The management of our runways is as important as managing the people who run them. Airfield Operations Officers do both and also work as a liaison with anyone who needs to access the airfield for any reason. Their duties include ensuring the safe takeoff and landing of aircraft, maintaining navigational aids, performing inspections and communicating with air traffic control.

Relevant Interests and Skills

  • Operations Administration
  • Engineering Applied Science
  • Facilities
  • Natural Science

Career Tasks

  1. Perform and lead airfield operations functions of air traffic control and airspace management.
  2. Advise commanders on the effective use of airfield operations assets.
  3. Provide staff leadership, supervision and technical assistance.
  4. Develop and implement plans, policies and programs for executing Air Force airfield operations activities.

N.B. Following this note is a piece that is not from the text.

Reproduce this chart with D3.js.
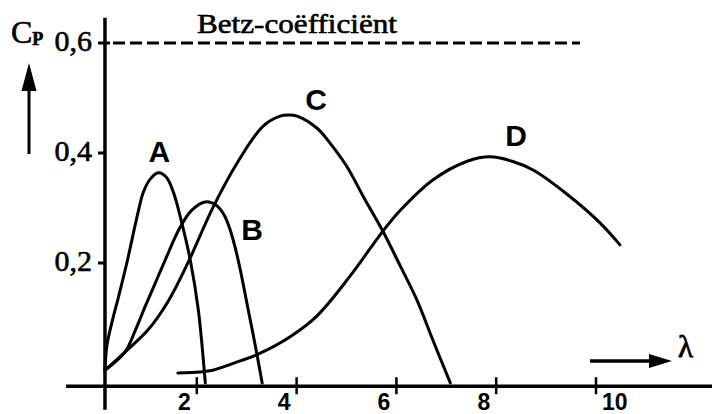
<!DOCTYPE html>
<html>
<head>
<meta charset="utf-8">
<script src="https://cdn.jsdelivr.net/npm/d3@7"></script>
<style>
  html, body { margin: 0; padding: 0; background: #fff; }
  svg { display: block; }
</style>
</head>
<body>
<svg id="chart" width="712" height="414"></svg>
<script>
// Power coefficient Cp against tip speed ratio λ for four rotor types
const curveNames = ["A", "B", "C", "D"];

const lambdaA = [0.16, 0.20, 0.31, 0.43, 0.61, 0.81, 0.93, 1.07, 1.23, 1.39, 1.53, 1.71, 1.87, 2.03, 2.17];
const cpA     = [0.005, 0.051, 0.096, 0.138, 0.205, 0.287, 0.329, 0.353, 0.364, 0.356, 0.329, 0.269, 0.205, 0.115, -0.018];

const lambdaB = [0.16, 0.56, 0.77, 0.97, 1.17, 1.36, 1.66, 1.90, 2.17, 2.39, 2.55, 2.67, 2.83, 3.03, 3.17, 3.31];
const cpB     = [0.005, 0.038, 0.078, 0.122, 0.164, 0.204, 0.264, 0.296, 0.311, 0.305, 0.287, 0.260, 0.205, 0.115, 0.051, -0.018];

const lambdaC = [0.16, 0.56, 1.02, 1.43, 1.83, 2.33, 2.83, 3.33, 3.67, 3.83, 4.01, 4.41, 4.67, 5.01, 5.33, 5.74, 6.07, 6.41, 6.73, 7.08];
const cpC     = [0.005, 0.038, 0.078, 0.131, 0.202, 0.302, 0.385, 0.449, 0.467, 0.469, 0.467, 0.445, 0.418, 0.375, 0.322, 0.256, 0.196, 0.133, 0.060, -0.018];

const lambdaD = [1.62, 2.06, 2.32, 2.87, 3.27, 3.87, 4.41, 5.07, 5.73, 6.07, 6.73, 7.42, 7.88, 8.32, 8.74, 9.42, 10.08, 10.48];
const cpD     = [0.0, 0.002, 0.005, 0.022, 0.036, 0.066, 0.104, 0.176, 0.258, 0.295, 0.351, 0.385, 0.393, 0.385, 0.369, 0.325, 0.273, 0.233];

// where each curve's letter sits, in data units
const labelLambda = [1.25, 3.11, 4.39, 8.4];
const labelCp     = [0.384, 0.242, 0.478, 0.413];

const xTicks = [2, 4, 6, 8, 10];
const yTicks = [0.2, 0.4, 0.6];
const yTickLabels = ["0,2", "0,4", "0,6"];
const betzCp = 0.6;
const betzLabel = "Betz-coëfficiënt";

const svg = d3.select("#chart");

const x = d3.scaleLinear().domain([0, 10]).range([97, 596]);
const y = d3.scaleLinear().domain([0, 0.6]).range([373, 43]);

const ink = "#000";
const serif = "'Liberation Serif', 'Times New Roman', serif";
const sans = "'Liberation Sans', Arial, sans-serif";

// axis lines
const axisLambda = 0.16;     // vertical axis position on the λ scale
const axisCp = -0.024;       // horizontal axis position on the Cp scale
svg.append("line")
  .attr("x1", x(axisLambda)).attr("x2", x(axisLambda))
  .attr("y1", y(0.646)).attr("y2", y(-0.067))
  .attr("stroke", ink).attr("stroke-width", 3.5);
svg.append("line")
  .attr("x1", x(-0.62)).attr("x2", 712)
  .attr("y1", y(axisCp)).attr("y2", y(axisCp))
  .attr("stroke", ink).attr("stroke-width", 3.5);

// x ticks crossing the axis
svg.selectAll(".xtick").data(xTicks).enter().append("line")
  .attr("x1", d => x(d)).attr("x2", d => x(d))
  .attr("y1", y(axisCp) - 9).attr("y2", y(axisCp) + 8)
  .attr("stroke", ink).attr("stroke-width", 2.5);
svg.selectAll(".xlabel").data(xTicks).enter().append("text")
  .attr("x", d => d === 10 ? x(d) + 6 : x(d) - 6)
  .attr("y", 410)
  .attr("text-anchor", d => d === 10 ? "start" : "end")
  .attr("font-family", sans).attr("font-weight", "bold").attr("font-size", 23)
  .attr("fill", ink)
  .text(d => d);

// y ticks
svg.selectAll(".ytick").data(yTicks).enter().append("line")
  .attr("x1", x(axisLambda) - 7)
  .attr("x2", d => d === 0.6 ? x(axisLambda) + 5 : x(axisLambda))
  .attr("y1", d => y(d)).attr("y2", d => y(d))
  .attr("stroke", ink).attr("stroke-width", 3);
svg.selectAll(".ylabel").data(yTicks).enter().append("text")
  .attr("x", 92)
  .attr("y", d => y(d) + 8)
  .attr("text-anchor", "end")
  .attr("font-family", serif).attr("font-size", 30)
  .attr("fill", ink).attr("stroke", ink).attr("stroke-width", 0.6)
  .text((d, i) => yTickLabels[i]);

// Cp axis title with upward arrow
const cpTitle = svg.append("text")
  .attr("x", 11).attr("y", 43)
  .attr("font-family", serif).attr("fill", ink)
  .attr("stroke", ink).attr("stroke-width", 0.6);
cpTitle.append("tspan").attr("font-size", 32).text("C");
cpTitle.append("tspan").attr("font-size", 18).attr("font-weight", "bold").attr("dy", 2).text("P");
svg.append("line")
  .attr("x1", 29).attr("x2", 29).attr("y1", 85).attr("y2", 154)
  .attr("stroke", ink).attr("stroke-width", 3);
svg.append("path")
  .attr("d", "M29,63 L36.5,91 L21.5,91 Z")
  .attr("fill", ink);

// λ axis title with arrow
svg.append("line")
  .attr("x1", 590).attr("x2", 656).attr("y1", 361).attr("y2", 361)
  .attr("stroke", ink).attr("stroke-width", 3.5);
svg.append("path")
  .attr("d", "M672,361 L649,354 L649,368 Z")
  .attr("fill", ink);
svg.append("text")
  .attr("x", 678).attr("y", 357)
  .attr("font-family", serif).attr("font-size", 31)
  .attr("fill", ink).attr("stroke", ink).attr("stroke-width", 0.8)
  .text("λ");

// Betz limit
svg.append("line")
  .attr("x1", x(axisLambda) + 8).attr("x2", 580)
  .attr("y1", y(betzCp)).attr("y2", y(betzCp))
  .attr("stroke", ink).attr("stroke-width", 3)
  .attr("stroke-dasharray", "12,5");
svg.append("text")
  .attr("x", 197).attr("y", 33)
  .attr("font-family", serif).attr("font-size", 27)
  .attr("textLength", 200).attr("lengthAdjust", "spacingAndGlyphs")
  .attr("fill", ink).attr("stroke", ink).attr("stroke-width", 0.6)
  .text(betzLabel);

// performance curves
const series = [
  d3.zip(lambdaA, cpA),
  d3.zip(lambdaB, cpB),
  d3.zip(lambdaC, cpC),
  d3.zip(lambdaD, cpD)
];
const line = d3.line()
  .x(d => x(d[0]))
  .y(d => y(d[1]))
  .curve(d3.curveCatmullRom.alpha(0.5));

svg.selectAll(".curve").data(series).enter().append("path")
  .attr("d", line)
  .attr("fill", "none")
  .attr("stroke", ink)
  .attr("stroke-width", 3)
  .attr("stroke-linejoin", "round")
  .attr("stroke-linecap", "round");

svg.selectAll(".curvelabel").data(curveNames).enter().append("text")
  .attr("x", (d, i) => x(labelLambda[i]))
  .attr("y", (d, i) => y(labelCp[i]))
  .attr("text-anchor", "middle")
  .attr("font-family", sans).attr("font-weight", "bold").attr("font-size", 30)
  .attr("fill", ink)
  .text(d => d);
</script>
</body>
</html>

Service Commitment A Duty and an Honor

After completing all Air Force ROTC and academic degree requirements, cadets accept a commission as second lieutenants in the Air Force or Space Force, appointed by the President of the United States. The length of your initial service commitment depends on your career. Most officers have a four-year, active-duty service commitment. Pilots have a 10-year, active-duty service commitment, and both Combat System Officers and Air Battle Managers have a six-year service commitment upon completion of their respective training. Nursing graduates accept a commission in the Air Force Nurse Corps and serve four years on active duty after completing their licensing examination.